Attention to the Treaty of Guadalupe Hidalgo was renewed and increased during the Chican@ movement of the 1960s and 1970s, owing to its legal protections of property rights of land grants in the ceded Mexican territories and as a basis for claimed cultural and language rights. Claims by the Hopi and other Pueblo natives regarding their prewar status as Mexican citizens and their subsequent civil and property rights in the United States under the Treaty have also brought new attention to the Treaty. A collaboration between Chican@s and other indigenous groups (through the International Indian Treaty Council) has also appealed and filed claims with international organizations, like the United Nations, on protections of their human rights and their right to self-determination (Griswold del Castillo, 1990). “Today the Treaty of Guadalupe Hidalgo gives Mexican Americans a special relationship to the majority society.

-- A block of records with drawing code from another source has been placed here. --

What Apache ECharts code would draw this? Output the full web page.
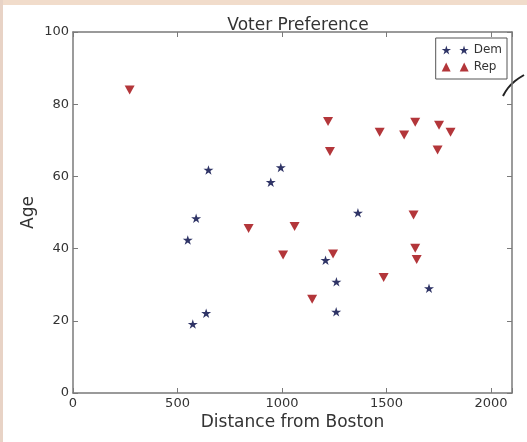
<!DOCTYPE html>
<html>
<head>
<meta charset="utf-8">
<script src="https://cdn.jsdelivr.net/npm/echarts@6/dist/echarts.min.js"></script>
<style>
html,body{margin:0;padding:0;background:#fff;}
#chart{width:527px;height:442px;}
</style>
</head>
<body>
<div id="chart"></div>
<script>
// ---- data ----
var demX = [648, 994, 946, 589, 549, 1363, 1208, 1260, 1703, 573, 637, 1259];
var demY = [61.8, 62.5, 58.4, 48.4, 42.4, 49.9, 36.8, 30.8, 29.0, 19.1, 22.1, 22.5];
var repX = [840, 1060, 1005, 1244, 1629, 1637, 1644, 1486, 1144, 1229, 1744, 271, 1220, 1467, 1584, 1637, 1751, 1806];
var repY = [45.6, 46.1, 38.2, 38.5, 49.3, 40.1, 37.0, 32.0, 26.0, 66.9, 67.3, 83.9, 75.2, 72.2, 71.5, 75.0, 74.2, 72.2];
var seriesNames = ['Dem', 'Rep'];
var xTicks = [0, 500, 1000, 1500, 2000];

function starPath(cx, cy, R, r) {
  var s = '';
  for (var i = 0; i < 10; i++) {
    var rad = (i % 2 === 0) ? R : r;
    var a = -Math.PI / 2 + i * Math.PI / 5;
    var x = cx + rad * Math.cos(a), y = cy + rad * Math.sin(a);
    s += (i === 0 ? 'M' : 'L') + x.toFixed(3) + ' ' + y.toFixed(3) + ' ';
  }
  return s + 'Z ';
}
var starSym = 'path://' + starPath(5, 5, 5, 1.91);
var starLegend = 'path://' + starPath(5, 5, 5, 1.91) + starPath(23, 5, 5, 1.91);
var triLegend = 'path://M0 9 L4.5 0 L9 9 Z M18 9 L22.5 0 L27 9 Z';

function zip(a, b) { return a.map(function (v, i) { return [v, b[i]]; }); }

var FONT = 'DejaVu Sans';
var axisColor = '#7a7a7a';
var labelColor = '#333';

var chart = echarts.init(document.getElementById('chart'), null, {renderer: 'canvas'});
chart.setOption({
  backgroundColor: '#ffffff',
  animation: false,
  title: {
    text: 'Voter Preference',
    left: 293, top: 12, textAlign: 'center',
    textStyle: {fontFamily: FONT, fontSize: 17, fontWeight: 'normal', color: '#333'}
  },
  legend: {
    orient: 'vertical',
    right: 20, top: 38,
    borderColor: '#555', borderWidth: 1,
    padding: [6, 5, 6, 6],
    itemGap: 5,
    itemWidth: 27, itemHeight: 9,
    itemTextGap: 5,
    textStyle: {fontFamily: FONT, fontSize: 12, color: '#333'},
    data: [
      {name: seriesNames[0], icon: starLegend},
      {name: seriesNames[1], icon: triLegend}
    ]
  },
  grid: {left: 73, top: 32, right: 15, bottom: 49, containLabel: false},
  xAxis: [{
    type: 'value', min: 0, max: 2100, interval: 500, position: 'bottom',
    name: 'Distance from Boston', nameLocation: 'middle', nameGap: 21,
    nameMoveOverlap: false,
    nameTextStyle: {fontFamily: FONT, fontSize: 17, color: '#333'},
    axisLine: {show: true, onZero: false, lineStyle: {color: axisColor, width: 1.5}},
    axisTick: {show: true, inside: true, length: 5, lineStyle: {color: axisColor}},
    axisLabel: {fontFamily: FONT, fontSize: 13, color: labelColor, margin: 4,
      formatter: function (v) { return xTicks.indexOf(v) >= 0 ? String(v) : ''; }},
    splitLine: {show: false}
  }, {
    type: 'value', min: 0, max: 2100, interval: 500, position: 'top',
    axisLine: {show: true, onZero: false, lineStyle: {color: axisColor, width: 1.5}},
    axisTick: {show: true, inside: true, length: 5, lineStyle: {color: axisColor}},
    axisLabel: {show: false},
    splitLine: {show: false}
  }],
  yAxis: [{
    type: 'value', min: 0, max: 100, interval: 20, position: 'left',
    name: 'Age', nameLocation: 'middle', nameGap: 36, nameRotate: 90,
    nameMoveOverlap: false,
    nameTextStyle: {fontFamily: FONT, fontSize: 17, color: '#333'},
    axisLine: {show: true, onZero: false, lineStyle: {color: axisColor, width: 1.5}},
    axisTick: {show: true, inside: true, length: 5, lineStyle: {color: axisColor}},
    axisLabel: {fontFamily: FONT, fontSize: 13, color: labelColor, margin: 4},
    splitLine: {show: false}
  }, {
    type: 'value', min: 0, max: 100, interval: 20, position: 'right',
    axisLine: {show: true, onZero: false, lineStyle: {color: axisColor, width: 1.5}},
    axisTick: {show: true, inside: true, length: 5, lineStyle: {color: axisColor}},
    axisLabel: {show: false},
    splitLine: {show: false}
  }],
  series: [{
    name: seriesNames[0], type: 'scatter',
    xAxisIndex: 0, yAxisIndex: 0,
    symbol: starSym, symbolSize: [10, 9.5],
    itemStyle: {color: '#2f3466', opacity: 1},
    data: zip(demX, demY)
  }, {
    name: seriesNames[1], type: 'scatter',
    xAxisIndex: 0, yAxisIndex: 0,
    symbol: 'triangle', symbolRotate: 180, symbolSize: [10, 9],
    itemStyle: {color: '#b3363a', opacity: 1},
    data: zip(repX, repY)
  }],
  graphic: [
    {type: 'rect', shape: {x: 0, y: 0, width: 527, height: 5}, style: {fill: '#f1dccb'}, silent: true, z: -10},
    {type: 'rect', shape: {x: 0, y: 0, width: 3, height: 442}, style: {fill: '#e8d3c6'}, silent: true, z: -10},
    {type: 'polyline', shape: {points: [[503, 96], [508, 88], [515, 81], [524, 75]], smooth: 0.4},
      style: {stroke: '#222', lineWidth: 2, fill: null}, silent: true}
  ]
});
</script>
</body>
</html>
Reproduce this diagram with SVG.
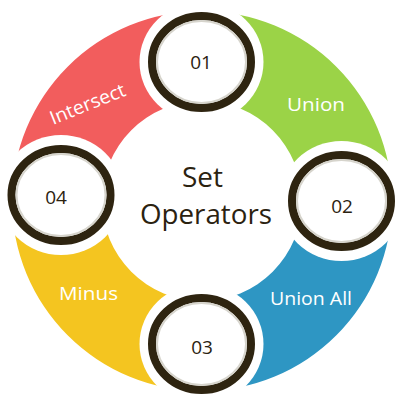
<svg xmlns="http://www.w3.org/2000/svg" width="406" height="401" viewBox="0 0 406 401">
<style>
.lbl{font-family:"Open Sans","Liberation Sans",sans-serif;font-size:19px;fill:#ffffff;text-anchor:middle}
.num{font-family:"Open Sans","Liberation Sans",sans-serif;font-size:19px;font-weight:500;fill:#2b2210;text-anchor:middle}
.title{font-family:"Open Sans","Liberation Sans",sans-serif;font-size:28px;fill:#2b2210;text-anchor:middle}
.gap{fill:#ffffff}
.ring{fill:#ffffff;stroke:#2e2410;stroke-width:8}
.shade{fill:none;stroke:#d6d4cc;stroke-width:2}
</style>
<rect width="406" height="401" fill="#ffffff"/>
<g id="segments">
<path id="seg-intersect" d="M12,201 A190 190 0 0 1 202,11 L202,101 A100 100 0 0 0 102,201 Z" fill="#f25d5d"/>
<path id="seg-union" d="M202,11 A190 190 0 0 1 392,201 L302,201 A100 100 0 0 0 202,101 Z" fill="#9bd347"/>
<path id="seg-unionall" d="M392,201 A190 190 0 0 1 202,391 L202,301 A100 100 0 0 0 302,201 Z" fill="#2e96c3"/>
<path id="seg-minus" d="M202,391 A190 190 0 0 1 12,201 L102,201 A100 100 0 0 0 202,301 Z" fill="#f4c520"/>
</g>
<g id="gaps">
<ellipse class="gap" cx="201.5" cy="62" rx="62" ry="60"/>
<ellipse class="gap" cx="341.5" cy="201" rx="62" ry="60"/>
<ellipse class="gap" cx="201.5" cy="344" rx="62" ry="60"/>
<ellipse class="gap" cx="61" cy="195" rx="62" ry="60"/>
</g>
<g id="connectors"></g>
<g id="node-01">
<ellipse class="ring" cx="201.5" cy="62" rx="49.5" ry="46"/>
<ellipse class="shade" cx="201.5" cy="62" rx="44.5" ry="41"/>
<text class="num" x="201" y="68.5">01</text>
</g>
<g id="node-02">
<ellipse class="ring" cx="341.5" cy="201" rx="49.5" ry="46"/>
<ellipse class="shade" cx="341.5" cy="201" rx="44.5" ry="41"/>
<text class="num" x="342" y="213">02</text>
</g>
<g id="node-03">
<ellipse class="ring" cx="201.5" cy="344" rx="49.5" ry="46"/>
<ellipse class="shade" cx="201.5" cy="344" rx="44.5" ry="41"/>
<text class="num" x="202" y="354">03</text>
</g>
<g id="node-04">
<ellipse class="ring" cx="61" cy="195" rx="49.5" ry="46"/>
<ellipse class="shade" cx="61" cy="195" rx="44.5" ry="41"/>
<text class="num" x="56" y="204">04</text>
</g>
<g id="labels">
<text class="lbl" x="316" y="111" textLength="58" lengthAdjust="spacingAndGlyphs">Union</text>
<text class="lbl" x="311" y="305" textLength="82" lengthAdjust="spacingAndGlyphs">Union All</text>
<text class="lbl" x="88.5" y="300" textLength="59" lengthAdjust="spacingAndGlyphs">Minus</text>
<text class="lbl" x="90" y="110" transform="rotate(-22 90 110)" textLength="80" lengthAdjust="spacingAndGlyphs">Intersect</text>
</g>
<g id="center">
<text class="title" x="202.5" y="187" textLength="41" lengthAdjust="spacingAndGlyphs">Set</text>
<text class="title" x="206" y="224" textLength="132" lengthAdjust="spacingAndGlyphs">Operators</text>
</g>
</svg>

As a conquered people, Mexicans within the United States have been given a special consideration under an international Treaty” (Griswold del Castillo, 1990, p. 173).

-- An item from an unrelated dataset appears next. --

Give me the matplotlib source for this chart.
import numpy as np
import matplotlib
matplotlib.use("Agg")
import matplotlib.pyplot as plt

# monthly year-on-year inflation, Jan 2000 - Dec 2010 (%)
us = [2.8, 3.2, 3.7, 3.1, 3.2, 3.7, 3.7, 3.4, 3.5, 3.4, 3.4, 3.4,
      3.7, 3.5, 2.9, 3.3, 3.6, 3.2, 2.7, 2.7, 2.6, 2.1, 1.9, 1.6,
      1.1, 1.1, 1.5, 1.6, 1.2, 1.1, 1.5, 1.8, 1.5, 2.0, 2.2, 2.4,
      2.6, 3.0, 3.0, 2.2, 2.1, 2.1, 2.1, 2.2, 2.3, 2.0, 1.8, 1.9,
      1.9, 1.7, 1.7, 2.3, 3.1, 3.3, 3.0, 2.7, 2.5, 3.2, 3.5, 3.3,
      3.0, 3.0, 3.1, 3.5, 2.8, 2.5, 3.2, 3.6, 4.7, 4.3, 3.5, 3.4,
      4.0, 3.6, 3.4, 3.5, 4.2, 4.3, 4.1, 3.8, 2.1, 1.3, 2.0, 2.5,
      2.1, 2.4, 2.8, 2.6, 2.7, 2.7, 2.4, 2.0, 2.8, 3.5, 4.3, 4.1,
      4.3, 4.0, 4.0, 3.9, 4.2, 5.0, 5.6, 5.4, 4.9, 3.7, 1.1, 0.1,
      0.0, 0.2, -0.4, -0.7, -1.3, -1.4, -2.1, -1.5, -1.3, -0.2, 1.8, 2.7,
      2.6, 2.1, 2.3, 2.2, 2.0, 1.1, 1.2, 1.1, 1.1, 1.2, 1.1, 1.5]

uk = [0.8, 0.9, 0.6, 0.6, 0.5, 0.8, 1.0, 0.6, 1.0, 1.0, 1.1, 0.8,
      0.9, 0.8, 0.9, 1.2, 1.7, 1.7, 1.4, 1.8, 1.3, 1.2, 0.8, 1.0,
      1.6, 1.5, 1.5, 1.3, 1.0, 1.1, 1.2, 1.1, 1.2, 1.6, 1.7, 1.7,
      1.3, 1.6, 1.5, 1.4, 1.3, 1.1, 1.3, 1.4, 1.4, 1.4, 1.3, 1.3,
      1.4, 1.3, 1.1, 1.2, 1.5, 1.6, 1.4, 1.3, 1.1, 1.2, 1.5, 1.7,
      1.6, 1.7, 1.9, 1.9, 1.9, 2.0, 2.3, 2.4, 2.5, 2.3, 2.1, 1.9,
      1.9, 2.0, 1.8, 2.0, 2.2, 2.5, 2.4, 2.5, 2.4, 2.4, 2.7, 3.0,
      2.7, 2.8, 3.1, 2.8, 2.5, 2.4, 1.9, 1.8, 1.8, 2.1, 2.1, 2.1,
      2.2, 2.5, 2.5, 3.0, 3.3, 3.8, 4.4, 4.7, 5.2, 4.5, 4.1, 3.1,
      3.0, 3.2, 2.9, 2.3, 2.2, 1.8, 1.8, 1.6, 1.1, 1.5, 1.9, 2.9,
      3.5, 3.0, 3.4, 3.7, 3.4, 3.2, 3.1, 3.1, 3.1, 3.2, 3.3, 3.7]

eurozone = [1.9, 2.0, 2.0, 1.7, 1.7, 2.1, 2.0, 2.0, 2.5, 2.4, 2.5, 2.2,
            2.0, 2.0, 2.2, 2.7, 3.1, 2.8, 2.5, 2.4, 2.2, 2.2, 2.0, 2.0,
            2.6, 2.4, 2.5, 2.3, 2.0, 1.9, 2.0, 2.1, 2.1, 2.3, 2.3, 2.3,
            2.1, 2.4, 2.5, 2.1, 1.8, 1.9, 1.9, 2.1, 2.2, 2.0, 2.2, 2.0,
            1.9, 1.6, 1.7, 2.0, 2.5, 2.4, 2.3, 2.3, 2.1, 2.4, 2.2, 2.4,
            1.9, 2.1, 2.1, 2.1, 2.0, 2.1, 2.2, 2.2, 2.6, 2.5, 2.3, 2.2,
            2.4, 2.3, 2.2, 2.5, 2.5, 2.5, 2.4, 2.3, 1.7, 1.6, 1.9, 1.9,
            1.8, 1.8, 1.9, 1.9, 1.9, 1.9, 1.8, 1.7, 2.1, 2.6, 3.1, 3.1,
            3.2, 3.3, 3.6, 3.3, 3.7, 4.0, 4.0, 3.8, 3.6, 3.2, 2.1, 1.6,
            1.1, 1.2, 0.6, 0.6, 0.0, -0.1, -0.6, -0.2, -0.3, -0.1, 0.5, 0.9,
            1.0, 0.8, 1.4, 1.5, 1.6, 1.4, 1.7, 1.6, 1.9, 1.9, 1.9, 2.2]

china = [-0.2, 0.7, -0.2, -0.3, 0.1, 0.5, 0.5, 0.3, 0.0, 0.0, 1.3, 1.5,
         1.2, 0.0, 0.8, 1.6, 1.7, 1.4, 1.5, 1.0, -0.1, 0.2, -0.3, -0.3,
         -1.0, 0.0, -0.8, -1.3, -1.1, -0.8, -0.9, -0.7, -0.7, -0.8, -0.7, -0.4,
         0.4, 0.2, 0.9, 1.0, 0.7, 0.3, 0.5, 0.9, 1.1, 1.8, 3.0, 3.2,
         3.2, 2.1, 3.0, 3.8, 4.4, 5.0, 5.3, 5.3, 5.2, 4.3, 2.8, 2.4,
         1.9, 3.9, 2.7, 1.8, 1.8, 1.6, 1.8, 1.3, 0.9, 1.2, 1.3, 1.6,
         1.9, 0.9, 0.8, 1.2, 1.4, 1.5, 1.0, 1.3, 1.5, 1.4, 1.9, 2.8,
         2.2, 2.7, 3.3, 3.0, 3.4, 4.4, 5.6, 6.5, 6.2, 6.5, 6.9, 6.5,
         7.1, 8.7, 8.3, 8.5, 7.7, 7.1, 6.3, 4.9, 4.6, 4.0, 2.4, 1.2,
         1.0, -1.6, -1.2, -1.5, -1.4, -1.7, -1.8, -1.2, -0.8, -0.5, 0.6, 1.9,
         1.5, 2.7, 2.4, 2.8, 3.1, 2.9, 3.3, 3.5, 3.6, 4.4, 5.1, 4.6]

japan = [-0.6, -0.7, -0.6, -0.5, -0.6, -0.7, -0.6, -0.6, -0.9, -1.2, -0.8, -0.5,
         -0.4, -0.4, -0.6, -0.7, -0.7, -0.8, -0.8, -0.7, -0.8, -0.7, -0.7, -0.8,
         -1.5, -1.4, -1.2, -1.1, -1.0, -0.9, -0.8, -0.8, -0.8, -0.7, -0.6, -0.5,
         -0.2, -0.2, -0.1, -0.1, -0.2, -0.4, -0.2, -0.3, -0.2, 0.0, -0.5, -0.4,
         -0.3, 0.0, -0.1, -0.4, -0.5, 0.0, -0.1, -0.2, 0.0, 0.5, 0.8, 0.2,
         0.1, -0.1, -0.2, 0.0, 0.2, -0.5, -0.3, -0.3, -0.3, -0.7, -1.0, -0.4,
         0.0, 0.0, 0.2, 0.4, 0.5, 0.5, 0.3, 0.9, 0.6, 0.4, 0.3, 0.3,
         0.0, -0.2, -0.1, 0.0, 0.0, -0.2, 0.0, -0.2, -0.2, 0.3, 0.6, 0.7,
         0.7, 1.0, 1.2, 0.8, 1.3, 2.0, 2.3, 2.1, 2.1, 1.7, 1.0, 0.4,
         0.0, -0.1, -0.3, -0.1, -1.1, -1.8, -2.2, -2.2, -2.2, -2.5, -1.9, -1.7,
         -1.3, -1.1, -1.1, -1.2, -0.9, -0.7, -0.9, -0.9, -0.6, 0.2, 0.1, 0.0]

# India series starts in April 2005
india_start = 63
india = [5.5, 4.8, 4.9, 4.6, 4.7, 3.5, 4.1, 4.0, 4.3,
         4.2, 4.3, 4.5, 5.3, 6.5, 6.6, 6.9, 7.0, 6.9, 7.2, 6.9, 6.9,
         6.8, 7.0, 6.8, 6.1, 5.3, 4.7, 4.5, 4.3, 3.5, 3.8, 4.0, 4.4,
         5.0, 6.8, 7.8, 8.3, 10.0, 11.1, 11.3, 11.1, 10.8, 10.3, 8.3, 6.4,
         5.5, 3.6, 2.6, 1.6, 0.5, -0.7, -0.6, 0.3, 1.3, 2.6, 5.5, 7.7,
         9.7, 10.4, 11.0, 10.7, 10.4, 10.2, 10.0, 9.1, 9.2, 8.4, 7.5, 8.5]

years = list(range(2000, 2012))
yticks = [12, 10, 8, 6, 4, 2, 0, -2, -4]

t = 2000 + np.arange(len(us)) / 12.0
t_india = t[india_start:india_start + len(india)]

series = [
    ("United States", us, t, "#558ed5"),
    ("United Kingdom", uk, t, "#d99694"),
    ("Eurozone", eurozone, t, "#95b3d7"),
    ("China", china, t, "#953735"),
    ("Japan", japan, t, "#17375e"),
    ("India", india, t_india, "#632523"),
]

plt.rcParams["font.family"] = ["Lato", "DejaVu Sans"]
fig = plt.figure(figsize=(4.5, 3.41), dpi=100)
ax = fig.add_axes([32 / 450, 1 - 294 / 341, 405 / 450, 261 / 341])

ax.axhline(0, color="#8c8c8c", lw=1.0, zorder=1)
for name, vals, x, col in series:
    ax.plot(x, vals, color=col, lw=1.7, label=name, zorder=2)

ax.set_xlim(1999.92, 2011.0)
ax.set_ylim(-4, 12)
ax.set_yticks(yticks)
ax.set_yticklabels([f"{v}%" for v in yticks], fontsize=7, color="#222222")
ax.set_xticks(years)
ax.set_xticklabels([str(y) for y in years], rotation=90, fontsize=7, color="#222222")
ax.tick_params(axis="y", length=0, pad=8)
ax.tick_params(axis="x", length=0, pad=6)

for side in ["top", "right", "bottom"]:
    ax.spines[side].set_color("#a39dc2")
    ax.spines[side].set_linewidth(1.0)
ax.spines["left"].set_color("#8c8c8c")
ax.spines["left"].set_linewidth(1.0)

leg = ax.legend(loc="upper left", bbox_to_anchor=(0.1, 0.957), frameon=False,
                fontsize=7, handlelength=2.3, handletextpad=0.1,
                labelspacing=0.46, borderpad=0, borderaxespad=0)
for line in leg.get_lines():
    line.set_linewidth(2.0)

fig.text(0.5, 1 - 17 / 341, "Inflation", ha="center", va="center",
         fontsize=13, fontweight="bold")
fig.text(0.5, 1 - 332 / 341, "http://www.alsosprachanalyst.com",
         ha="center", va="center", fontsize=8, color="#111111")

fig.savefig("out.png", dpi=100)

At the end of the 19th century, the United States intervened in the Cuban war of independence from Spain (the Spanish–American war) and in the process gained the former Spanish colonies of Cuba, Puerto Rico, the Philippines, and Guam. Under the Teller Amendment (1898), the United States was forbidden to annex Cuba, but it acquired Puerto Rico and occupied the Philippine Islands in the south Pacific, until it gave the latter their qualified political independence as of July 4, 1946. The incorporation of Puerto Rico alone added over 950,000 Spanish speakers to the United States population, with limited U.S. citizenship granted en masse in 1917, through an act of Congress, known as the Jones Act (Álvarez-González, 1999; Castro, 1977). The United States still includes Puerto Rico and Guam within its jurisdiction, having changed its political relation with Puerto Rico from colony to commonwealth in 1952.
The common nature of incorporation into the United States of the Mexicans and Puerto Ricans, the two largest groups who speak Spanish, was war, then occupation. The political status of the areas postincorporation varied for Puerto Rico, which is outside the continental United States, and the territory ceded by Mexico, which was contiguous with the country prior to the war, and became the “Southwestern” part of the nation, and which has been divided into nearly a dozen states.

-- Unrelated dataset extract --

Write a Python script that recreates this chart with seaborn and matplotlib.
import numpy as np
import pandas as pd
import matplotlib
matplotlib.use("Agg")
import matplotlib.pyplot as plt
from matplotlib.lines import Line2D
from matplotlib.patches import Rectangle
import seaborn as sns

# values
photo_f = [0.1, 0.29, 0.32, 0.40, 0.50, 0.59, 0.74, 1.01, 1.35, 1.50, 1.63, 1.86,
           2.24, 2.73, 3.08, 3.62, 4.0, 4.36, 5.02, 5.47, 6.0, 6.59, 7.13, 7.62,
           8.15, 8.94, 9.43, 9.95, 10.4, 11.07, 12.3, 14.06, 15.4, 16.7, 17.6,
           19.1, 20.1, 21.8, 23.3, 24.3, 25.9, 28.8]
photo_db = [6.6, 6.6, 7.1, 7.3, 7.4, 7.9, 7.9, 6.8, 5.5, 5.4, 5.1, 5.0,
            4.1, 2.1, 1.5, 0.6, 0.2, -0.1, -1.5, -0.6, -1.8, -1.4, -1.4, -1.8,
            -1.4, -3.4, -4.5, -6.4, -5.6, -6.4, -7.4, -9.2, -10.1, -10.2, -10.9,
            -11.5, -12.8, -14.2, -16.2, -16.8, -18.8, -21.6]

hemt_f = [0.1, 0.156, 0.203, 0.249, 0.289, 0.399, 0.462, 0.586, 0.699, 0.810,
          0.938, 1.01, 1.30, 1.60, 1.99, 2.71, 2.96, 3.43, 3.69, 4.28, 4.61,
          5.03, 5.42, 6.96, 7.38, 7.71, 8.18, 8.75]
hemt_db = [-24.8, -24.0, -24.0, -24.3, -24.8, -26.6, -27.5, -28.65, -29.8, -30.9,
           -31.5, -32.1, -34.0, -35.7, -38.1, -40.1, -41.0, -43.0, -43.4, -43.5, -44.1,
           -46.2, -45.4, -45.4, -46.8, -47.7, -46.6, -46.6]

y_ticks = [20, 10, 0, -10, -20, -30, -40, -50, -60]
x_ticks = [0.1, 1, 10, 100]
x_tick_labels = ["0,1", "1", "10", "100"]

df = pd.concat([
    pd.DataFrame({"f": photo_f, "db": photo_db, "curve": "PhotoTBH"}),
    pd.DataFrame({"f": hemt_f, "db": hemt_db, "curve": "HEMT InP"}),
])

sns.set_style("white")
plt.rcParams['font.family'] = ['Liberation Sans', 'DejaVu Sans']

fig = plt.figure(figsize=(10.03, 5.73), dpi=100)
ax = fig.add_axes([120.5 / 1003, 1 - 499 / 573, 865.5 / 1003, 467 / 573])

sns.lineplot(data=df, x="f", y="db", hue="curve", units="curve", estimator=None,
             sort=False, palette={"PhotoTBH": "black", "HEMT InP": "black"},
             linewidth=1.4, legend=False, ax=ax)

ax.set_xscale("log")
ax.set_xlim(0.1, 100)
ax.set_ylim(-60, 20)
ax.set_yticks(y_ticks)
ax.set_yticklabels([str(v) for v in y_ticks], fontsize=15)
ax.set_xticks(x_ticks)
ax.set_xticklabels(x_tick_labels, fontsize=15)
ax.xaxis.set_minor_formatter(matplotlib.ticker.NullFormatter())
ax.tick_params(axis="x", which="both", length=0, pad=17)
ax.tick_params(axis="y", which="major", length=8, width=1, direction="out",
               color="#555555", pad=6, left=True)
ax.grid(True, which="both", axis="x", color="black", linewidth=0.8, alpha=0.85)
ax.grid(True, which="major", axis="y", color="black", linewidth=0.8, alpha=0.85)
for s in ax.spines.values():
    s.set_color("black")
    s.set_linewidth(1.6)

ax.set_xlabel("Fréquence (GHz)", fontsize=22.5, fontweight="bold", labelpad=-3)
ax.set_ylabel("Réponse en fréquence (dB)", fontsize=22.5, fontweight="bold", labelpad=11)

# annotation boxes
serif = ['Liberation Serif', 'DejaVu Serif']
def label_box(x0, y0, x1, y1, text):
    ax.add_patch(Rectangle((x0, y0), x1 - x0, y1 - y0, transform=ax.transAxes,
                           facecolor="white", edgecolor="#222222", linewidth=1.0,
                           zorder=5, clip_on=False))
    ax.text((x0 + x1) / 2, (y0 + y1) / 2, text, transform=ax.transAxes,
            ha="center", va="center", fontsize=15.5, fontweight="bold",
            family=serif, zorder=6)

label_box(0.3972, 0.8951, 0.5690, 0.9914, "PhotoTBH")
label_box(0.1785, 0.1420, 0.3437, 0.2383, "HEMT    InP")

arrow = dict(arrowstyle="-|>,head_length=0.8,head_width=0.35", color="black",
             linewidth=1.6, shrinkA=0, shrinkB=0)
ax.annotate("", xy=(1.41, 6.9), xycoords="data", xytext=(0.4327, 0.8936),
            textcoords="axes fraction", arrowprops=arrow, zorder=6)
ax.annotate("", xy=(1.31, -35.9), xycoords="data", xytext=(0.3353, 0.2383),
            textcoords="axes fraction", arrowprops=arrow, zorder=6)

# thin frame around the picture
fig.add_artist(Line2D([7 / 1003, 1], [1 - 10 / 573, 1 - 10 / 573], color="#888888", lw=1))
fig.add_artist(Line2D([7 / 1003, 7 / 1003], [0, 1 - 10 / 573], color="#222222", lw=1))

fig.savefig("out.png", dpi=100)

How Does the Review of This Argument Give Us a Better Understanding of Spanish as a National Language?
This argument outlines, in principle, that a legally binding agreement continues to officially recognize the language practices of a group, the state ought not interfere with those practices, and there should have been a promotive bilingual government administration of these lands as they were incorporated into U.S. jurisdiction. These populations were incorporated into the U.S. body politic involuntarily.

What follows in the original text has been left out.